Joint Source-Channel Coding over Wireless Networks

 

Abstract

 

 

Our goal in this talk is to show the viability of modular communication system design in wireless networks by considering data compression and transmission jointly. We will focus on three important applications to illustrate related yet different insights into the design and use of joint source-channel coding in wireless networks. We will first focus on a wireless multimedia transmission system with multiple antennas, and provide efficient and modular source and channel coding techniques, which will be analyzed from both theoretical and practical perspectives.

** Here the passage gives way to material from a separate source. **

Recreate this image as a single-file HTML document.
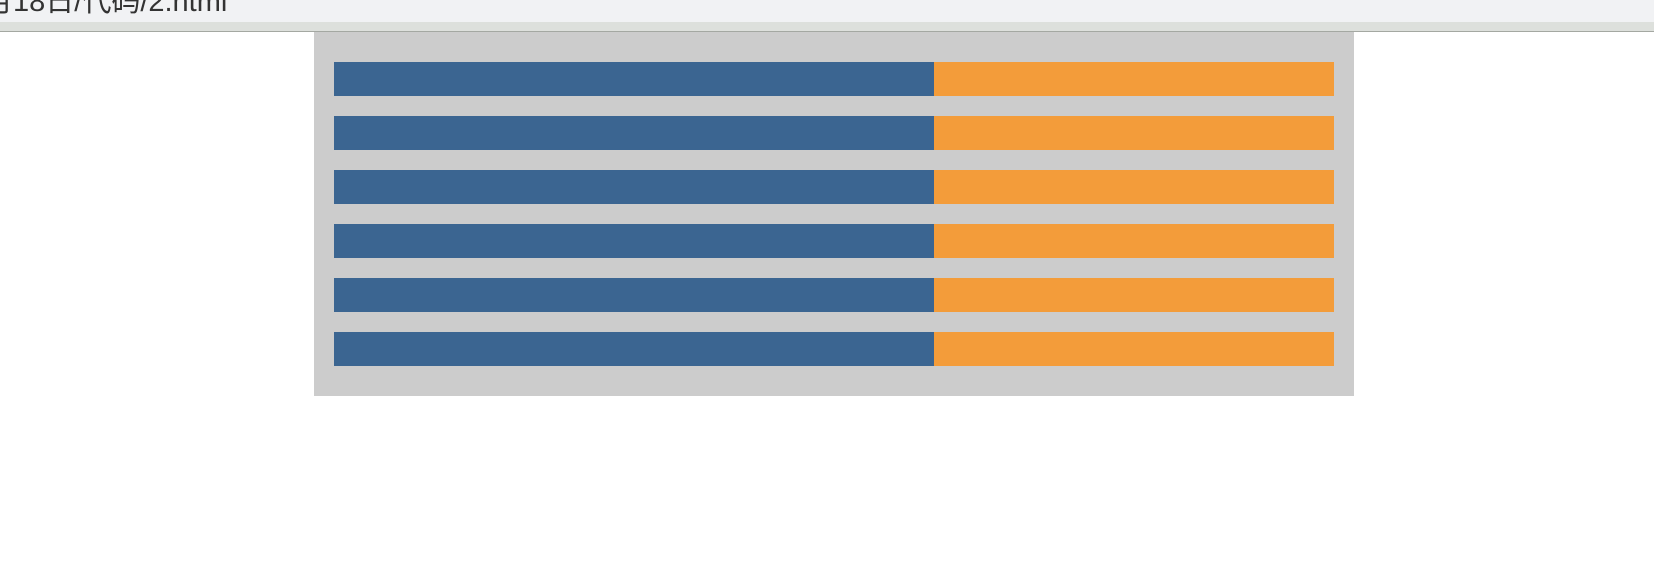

Then, in sensor networks, we will show how modular system design exploiting the correlation among the sensor data can be achieved using novel joint source-channel coding schemes. Finally, in wireless ad-hoc networks we will demonstrate that the joint source-channel coding framework we developed can also be used to design efficient communication protocols exploiting the network topology to provide network coding gains.

 

 

Biography

Deniz Gunduz  received the B.S. degree in electrical and electronics engineering from the Middle East Technical University in 2002, and the M.S. and Ph.D. degrees in electrical engineering from the Polytechnic Institute of New York University, Brooklyn, NY in 2004 and 2007, respectively. He is currently a postdoctoral Research Associate at the Department of Electrical  Engineering, Princeton University and a consulting Assistant Professor at the Department of Electrical Engineering, Stanford University. In 2004, he was a summer researcher in the laboratory of information theory (LTHI) at EPFL in Lausanne, Switzerland. He is the recipient of the 2008 Alexander Hessel Award of the Polytechnic Institute of New York University given to the best PhD Dissertation, and a coauthor of the paper that received the Best Student Paper Award at the 2007 IEEE International Symposium on Information Theory. His research interests lie in the areas of wireless communications, sensor networks, multimedia, security and bioinformatics.